Capital p.170 footnote

While “free” labour does not imply political rights such as the right to vote or the right to join a trade union, it does, in Marx’s finished exposition in Capital, mean something more than the mere absence of slavery or serfdom. That something is the effective ownership by the worker of his own labour power.

Thus the existence of a genuine (not necessarily “perfect”) labour market is a defining characteristic of a capitalist system. The “imperfection” introduced by trade unions shows that “perfection” can be a disadvantage to workers.
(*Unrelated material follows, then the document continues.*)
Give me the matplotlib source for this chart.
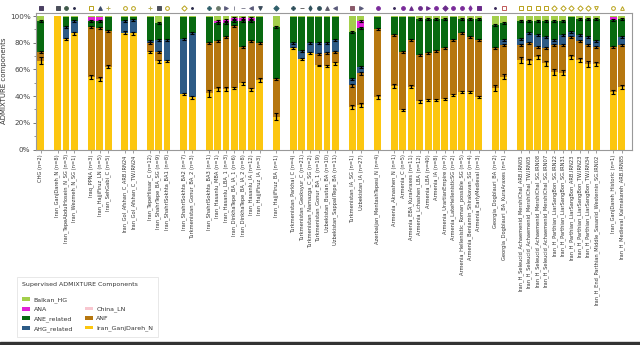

However trade unionism is based on the existence of a genuine labour market and simply tries to obtain a better price for the sellers of labour power.

Direct compulsion can still occur under established capitalism, but only as an anomaly – eg the cotton plantation owners in the US were capitalists who exploited slaves, but they could only be capitalists because production by wage labour was the general rule in the US, i.e. the dominant mode of production in the US at the time was capitalism.

Cliffe’s “state-capitalist” theory of full-blown Stalinism (the USSR from 1929-1956) is nonsense. Direct state compulsion in USSR was an anomaly in the world economy, but was the general rule in the USSR in this period. Therefore the dominant mode of production in the world was capitalist, but the dominant mode of production in the USSR was not.